NHS'in içindeki bölgesel idareleri temsil eden yapılanmanın geçici başkanı Saffron Cordery krizin, uzun ameliyat bekleme listeleri, yorgun iş gücü, aşırı kadro yetersizliği, yatırım ihtiyacı ve devam eden covid ve grip salgınlarının toplam etkisiyle oluştuğunu söylüyor. Saffron Cordery'ye göre, şu anda Ulusal Sağlık Hizmetleri'nde 133 bin boş kadro yani büyük bir personel açığı var.
OECD rakamlarına göre İngiltere, Avrupa'da nüfus başına düşen hastane yatağı sayısı en düşük olan ülkedir. Almanya'nın sadece üçte biri kadar. İş baskısı ve personel açığını protesto etmek ve çalışma koşullarının düzeltilmesi için sağlık hizmetlerindeki başlayan grevler önümüzdeki haftalarda da devam edecek.

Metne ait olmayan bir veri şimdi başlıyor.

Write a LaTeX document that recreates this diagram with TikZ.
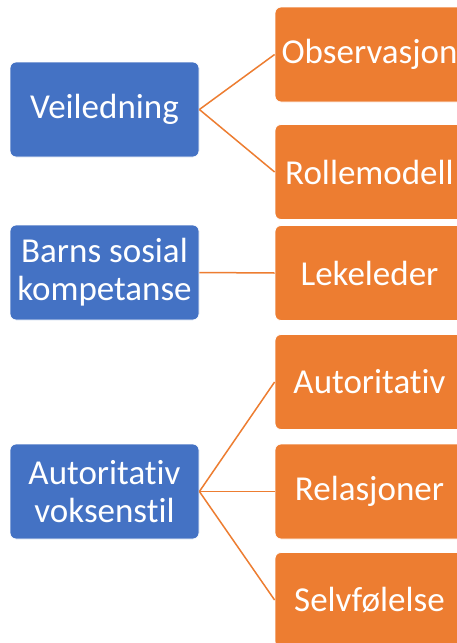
\documentclass[tikz,border=0pt]{standalone}
\usepackage{fontspec}
\setmainfont[Ligatures={NoCommon,NoContextual}]{Carlito}
\definecolor{boxblue}{HTML}{4472C4}
\definecolor{boxorange}{HTML}{ED7D31}
\begin{document}
\begin{tikzpicture}[x=1pt,y=-1pt,
  base/.style={rounded corners=6pt, draw=white, line width=0.8pt, text=white,
    minimum width=189pt, minimum height=95pt, align=center, inner sep=0pt,
    font=\fontsize{35}{38}\selectfont},
  parent/.style={base, fill=boxblue},
  child/.style={base, fill=boxorange},
  link/.style={draw=boxorange, line width=1.5pt}]
\useasboundingbox (0,0) rectangle (457,643);
\clip (0,0) rectangle (457,643);
\fill[white] (0,0) rectangle (457,643);
\node[parent] (v) at (104.5,109.5) {Veiledning};
\node[parent] (b) at (104.5,272.5) {Barns sosial\\kompetanse};
\node[parent] (a) at (104.5,491.5) {Autoritativ\\voksenstil};
\node[child] (o) at (369.5,54.5) {Observasjon};
\node[child] (r) at (369.5,172) {Rollemodell};
\node[child] (l) at (369.5,273) {Lekeleder};
\node[child] (au) at (369.5,382) {Autoritativ};
\node[child] (re) at (369.5,491.5) {Relasjoner};
\node[child] (s) at (369.5,600) {Selvfølelse};
\draw[link] (v.east) -- (o.west);
\draw[link] (v.east) -- (r.west);
\draw[link] (b.east) -- (l.west);
\draw[link] (a.east) -- (au.west);
\draw[link] (a.east) -- (re.west);
\draw[link] (a.east) -- (s.west);
\end{tikzpicture}
\end{document}
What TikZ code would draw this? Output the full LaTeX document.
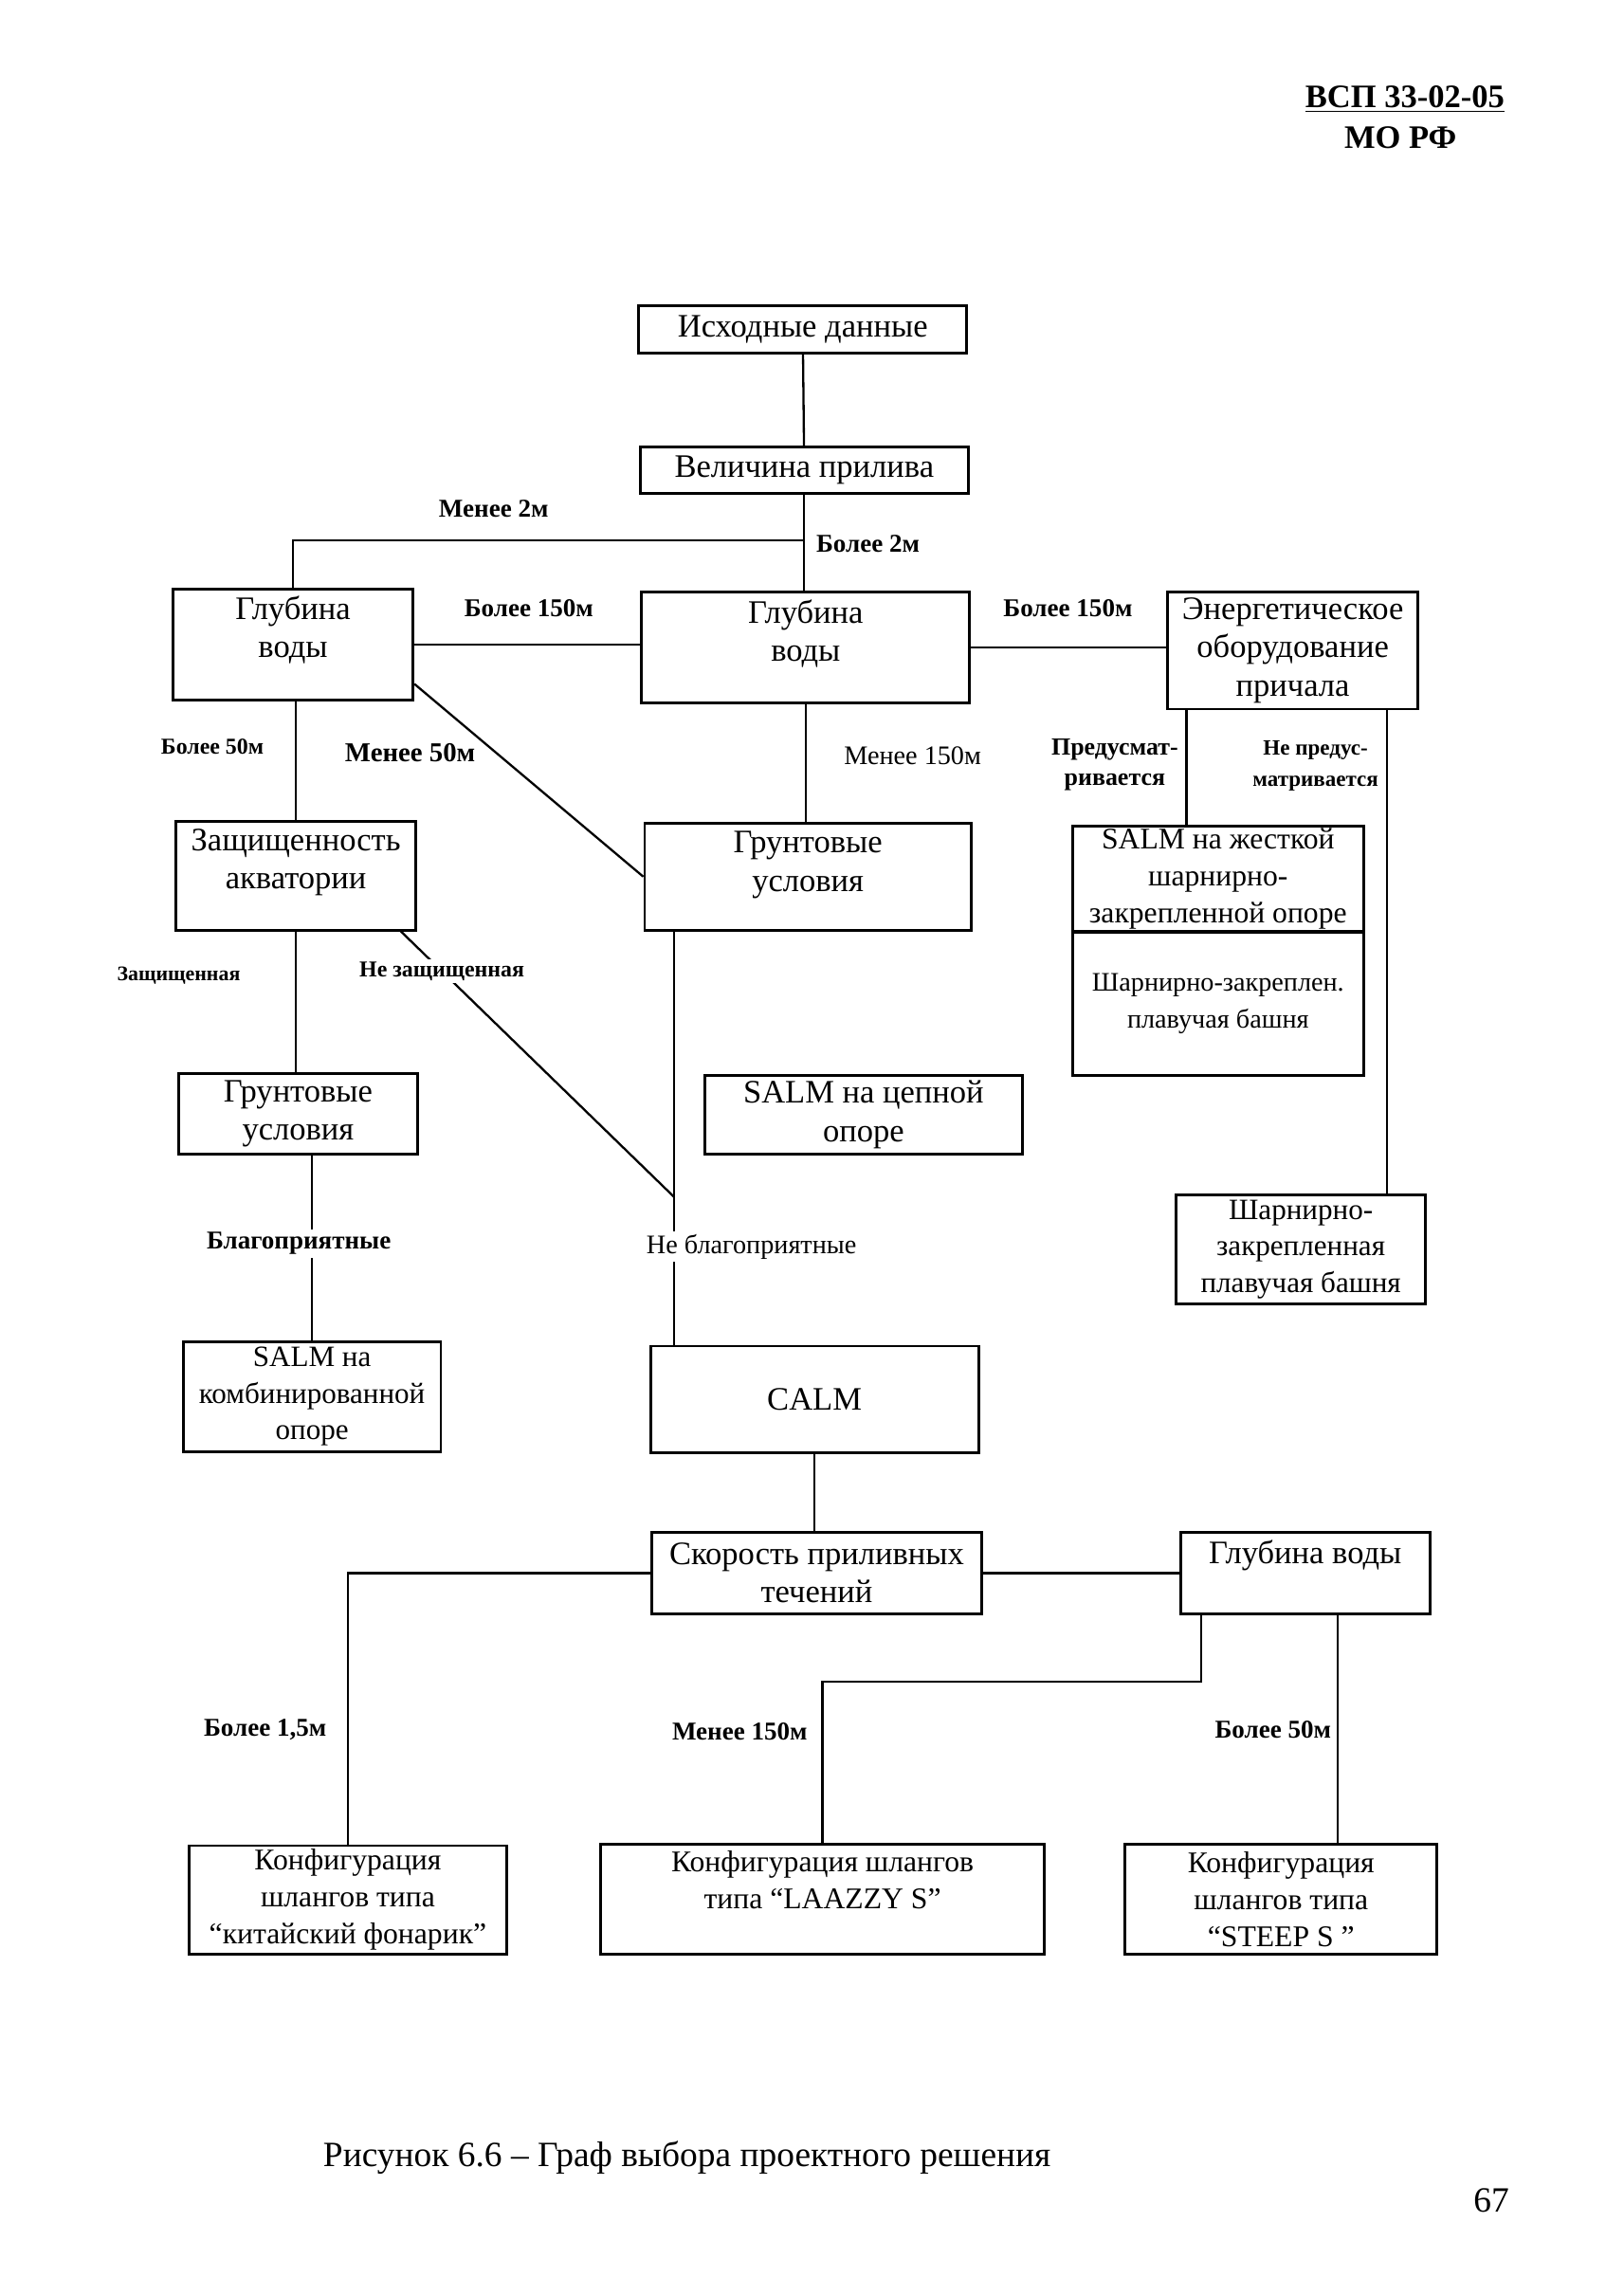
\documentclass[tikz,border=0pt]{standalone}
\usepackage{fontspec}
\setmainfont{Liberation Serif}
\begin{document}
\begin{tikzpicture}[x=0.5367pt, y=-0.5367pt,
  box/.style={draw=black, line width=1pt, align=center, inner sep=1pt,
    font=\fontsize{12pt}{14pt}\selectfont},
  smallbox/.style={box, font=\fontsize{11pt}{13.5pt}\selectfont},
  lbl/.style={font=\fontsize{9.4pt}{11pt}\selectfont\bfseries, align=center, inner sep=1pt},
  tinylbl/.style={lbl, font=\fontsize{8.3pt}{11.3pt}\selectfont\bfseries},
  plainlbl/.style={lbl, font=\fontsize{9.8pt}{11pt}\selectfont},
  link/.style={line width=0.8pt}]
  \useasboundingbox (0,0) rectangle (1108.6,1566.8);
  % header
  \node[font=\fontsize{12pt}{15pt}\selectfont\bfseries] (doc) at (959,68) {\underline{ВСП 33-02-05}};
  \node[font=\fontsize{12pt}{15pt}\selectfont\bfseries] (org) at (956,94) {МО РФ};

  \node[box, minimum width=120.2pt, minimum height=17.2pt] (src) at (548,225) {Исходные данные};
  \node[box, minimum width=120.2pt, minimum height=17.2pt] (tide) at (549,321) {Величина прилива};
  \node[box, minimum width=88pt, minimum height=40.8pt] (depthL) at (200,440) {Глубина\\воды\\[-1.2pt]};
  \node[box, minimum width=120.2pt, minimum height=40.8pt] (depthC) at (550,442) {Глубина\\воды\\[-1.7pt]};
  \node[box, minimum width=91.8pt, minimum height=43pt] (power) at (882.5,444) {Энергетическое\\оборудование\\причала};
  \node[box, minimum width=88pt, minimum height=39.7pt] (shelter) at (202,598) {Защищенность\\акватории\\[-1.7pt]};
  \node[box, minimum width=119.6pt, minimum height=39.2pt] (soilC) at (551.5,598.5) {Грунтовые\\условия\\[-2.8pt]};
  \node[smallbox, minimum width=106.8pt, minimum height=38.7pt] (salmrigid) at (831.5,600) {SALM на жесткой\\шарнирно-\\закрепленной опоре};
  \node[smallbox, minimum width=106.8pt, minimum height=52.6pt, font=\fontsize{9.8pt}{13.5pt}\selectfont] (towerA) at (831.5,685) {Шарнирно-закреплен.\\плавучая башня};
  \node[box, minimum width=87.5pt, minimum height=29.6pt] (soilL) at (203.5,760.5) {Грунтовые\\условия};
  \node[box, minimum width=116.5pt, minimum height=29pt] (salmchain) at (589.5,761) {SALM на цепной\\опоре};
  \node[smallbox, minimum width=91.3pt, minimum height=39.7pt, font=\fontsize{10.8pt}{13.4pt}\selectfont] (towerB) at (888,853) {Шарнирно-\\закрепленная\\плавучая башня};
  \node[smallbox, minimum width=94.4pt, minimum height=40.3pt, font=\fontsize{10.8pt}{13.4pt}\selectfont] (salmcomb) at (213,953.5) {SALM на\\комбинированной\\опоре};
  \node[box, minimum width=120.2pt, minimum height=39.2pt] (calm) at (556,955.5) {CALM};
  \node[box, minimum width=120.7pt, minimum height=30.1pt] (speed) at (557.5,1074) {Скорость приливных\\течений};
  \node[box, minimum width=91.3pt, minimum height=30.1pt] (depthB) at (891,1074) {Глубина воды\\[1.5pt]};
  \node[smallbox, minimum width=116.5pt, minimum height=39.7pt] (lantern) at (237.5,1297) {Конфигурация\\шлангов типа\\“китайский фонарик”};
  \node[smallbox, minimum width=162.7pt, minimum height=40.3pt] (lazy) at (561.5,1296.5) {Конфигурация шлангов\\типа “LAAZZY S”\\[0.7pt]};
  \node[smallbox, minimum width=114.3pt, minimum height=40.3pt] (steep) at (874.5,1296.5) {Конфигурация\\шлангов типа\\“STEEP S ”};

  \coordinate (tidefork) at (549,369);
  \coordinate (soilfork) at (460,817);
  \coordinate (lazyturn) at (561.5,1148);

  \draw[link] (src) -- (tide);
  \draw[link] (tide.south) -- (tide.south |- depthC.north);
  \draw[link] (tidefork) -| (depthL.north);
  \draw[link] (depthL.east) -- (depthL.east -| depthC.west);
  \draw[link] (depthC.east) -- (depthC.east -| power.west);
  \draw[link] (depthC.south) -- (depthC.south |- soilC.north);
  \draw[link] (shelter.north |- depthL.south) -- (shelter.north);
  \draw[link] (depthL.-18) -- (soilC.west);
  \draw[link] ([xshift=7.5pt]power.south west) coordinate (pa) -- (pa |- salmrigid.north);
  \draw[link] ([xshift=-11.8pt]power.south east) coordinate (pb) -- (pb |- towerB.north);
  \draw[link] (shelter.south) -- (shelter.south |- soilL.north);
  \draw[link] ([xshift=-6pt]shelter.south east) -- node[tinylbl, fill=white, pos=0.15] (lblunprot) {Не защищенная} (soilfork);
  \draw[link] (soilC.south -| soilfork) -- (soilfork) -- (soilfork |- calm.north);
  \draw[link] (soilL.south -| salmcomb.north) -- (salmcomb.north);
  \draw[link] (calm.south) -- (calm.south |- speed.north);
  \draw[link] (speed.west) -| (lantern.north);
  \draw[link] (speed.east) -- (depthB.west);
  \draw[link] ([xshift=8pt]depthB.south west) |- (lazyturn) -- (lazy.north);
  \draw[link] ([xshift=11.8pt]depthB.south) coordinate (db) -- (db |- steep.north);

  % labels
  \node[lbl] (lblless2) at (337,347) {Менее 2м};
  \node[lbl, anchor=west] (lblmore2) at (555,371) {Более 2м};
  \node[lbl] (lbl150a) at (361,415) {Более 150м};
  \node[lbl] (lbl150b) at (729,415) {Более 150м};
  \node[tinylbl] (lbl50a) at (145,510) {Более 50м};
  \node[lbl, font=\fontsize{10pt}{11pt}\selectfont\bfseries] (lblless50) at (280,514) {Менее 50м};
  \node[plainlbl] (lblless150) at (623,516) {Менее 150м};
  \node[tinylbl, font=\fontsize{9pt}{11.3pt}\selectfont\bfseries] (lblprov) at (761,522) {Предусмат-\\ривается};
  \node[tinylbl, font=\fontsize{8pt}{11.3pt}\selectfont\bfseries] (lblnoprov) at (898,523) {Не предус-\\матривается};
  \node[tinylbl, font=\fontsize{7.6pt}{11pt}\selectfont\bfseries] (lblprot) at (122,666) {Защищенная};
  \node[lbl, fill=white] (lblgood) at (204,849) {Благоприятные};
  \node[plainlbl, fill=white] (lblbad) at (513,851) {Не благоприятные};
  \node[lbl] (lbl15) at (181,1181) {Более 1,5м};
  \node[lbl] (lblless150b) at (505,1182) {Менее 150м};
  \node[lbl] (lbl50b) at (869,1181) {Более 50м};

  \node[font=\fontsize{13pt}{16pt}\selectfont] (caption) at (469,1473) {Рисунок 6.6 – Граф выбора проектного решения};
  \node[font=\fontsize{13pt}{15pt}\selectfont] (pageno) at (1018,1502) {67};
\end{tikzpicture}
\end{document}
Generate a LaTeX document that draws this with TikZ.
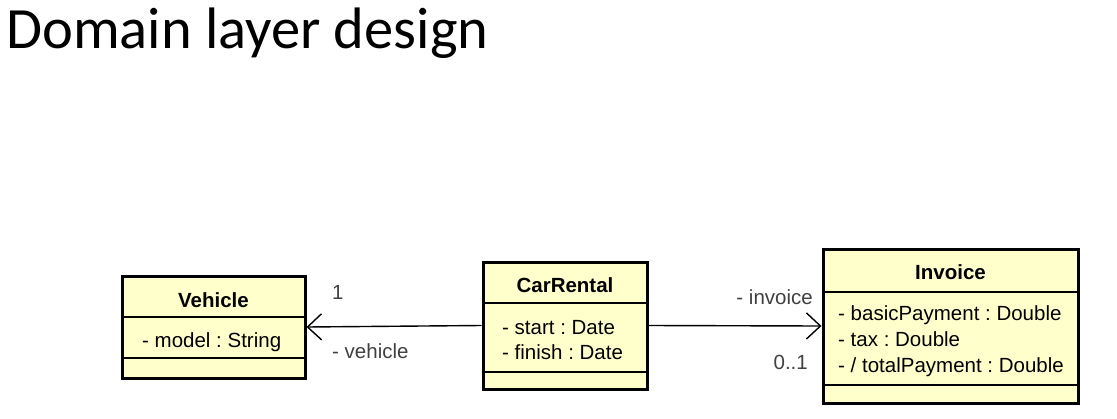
\documentclass[tikz,border=0pt]{standalone}
\usepackage{fontspec}
\setmainfont{Liberation Sans}
\newfontfamily\titlefont{Carlito}
\usetikzlibrary{arrows.meta}
\definecolor{myyellow}{RGB}{255, 255, 204}
\definecolor{mygray}{RGB}{64, 64, 64}
\frenchspacing

\begin{document}
\begin{tikzpicture}[x = 1pt, y = -1pt,
  classbox/.style = {draw, line width = 3pt, fill = myyellow, inner sep = 0pt},
  sepline/.style = {line width = 1.4pt},
  txt/.style = {inner sep = 0pt, font = \fontsize{20.5}{22}\selectfont},
  assoc/.style = {line width = 1.4pt, -{Straight Barb[length = 14pt, width = 26pt, line width = 1.4pt]}}]
\useasboundingbox (0,0) rectangle (1117,418);
\node[inner sep = 0pt, anchor = base west, font = \titlefont\fontsize{58.5}{64}\selectfont] (title) at (6, 48) {Domain layer design};
% classes
\node[classbox, minimum width = 183pt, minimum height = 102pt] (vehicle) at (213.5, 327) {};
\draw[sepline] (vehicle.west |- 0, 317) -- (vehicle.east |- 0, 317);
\draw[sepline] (vehicle.west |- 0, 358) -- (vehicle.east |- 0, 358);
\node[txt, anchor = base, font = \fontsize{20.5}{22}\selectfont\bfseries] (vehiclename) at (213.5, 307) {Vehicle};
\node[txt, anchor = base west] (model) at (142, 347) {- model : String};

\node[classbox, minimum width = 164pt, minimum height = 127pt] (carrental) at (565, 325.5) {};
\draw[sepline] (carrental.west |- 0, 303) -- (carrental.east |- 0, 303);
\draw[sepline] (carrental.west |- 0, 372) -- (carrental.east |- 0, 372);
\node[txt, anchor = base, font = \fontsize{20.5}{22}\selectfont\bfseries] (carrentalname) at (565, 292) {CarRental};
\node[txt, anchor = base west] (start) at (502, 334) {- start : Date};
\node[txt, anchor = base west] (finish) at (502, 359) {- finish : Date};

\node[classbox, minimum width = 255pt, minimum height = 154pt] (invoice) at (950.5, 326) {};
\draw[sepline] (invoice.west |- 0, 292) -- (invoice.east |- 0, 292);
\draw[sepline] (invoice.west |- 0, 385) -- (invoice.east |- 0, 385);
\node[txt, anchor = base, font = \fontsize{20.5}{22}\selectfont\bfseries] (invoicename) at (950.5, 279) {Invoice};
\node[txt, anchor = base west] (basic) at (838, 320) {- basicPayment : Double};
\node[txt, anchor = base west] (tax) at (838, 346) {- tax : Double};
\node[txt, anchor = base west] (total) at (838, 372) {- / totalPayment : Double};
% associations
\draw[assoc] (carrental.west) -- (vehicle.east);
\draw[assoc] (carrental.east) -- (invoice.west);
\node[txt, anchor = base west, text = mygray] (onevehicle) at (332, 299) {1};
\node[txt, anchor = base west, text = mygray] (rolevehicle) at (332, 358) {- vehicle};
\node[txt, anchor = base east, text = mygray] (roleinvoice) at (813, 304) {- invoice};
\node[txt, anchor = base east, text = mygray] (oneinvoice) at (808, 369) {0..1};
\end{tikzpicture}
\end{document}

Ambulans şoförleri 11 ve 23 Ocak tarihlerinde, hemşireler ise 18 ve 19 Ocak tarihlerinde iş bırakacaklar.
Sağlık, eğitim, halkın barınma ve beslenme sorunlarını çözmek yerine toplumsal zenginlikleri silahlanma ve militarist amaçlar için harcayarak ölüm tellallığı yapan burjuvazi ve onların hükümetlerinin insanlığa vaat edebileceği bir gelecek var mı?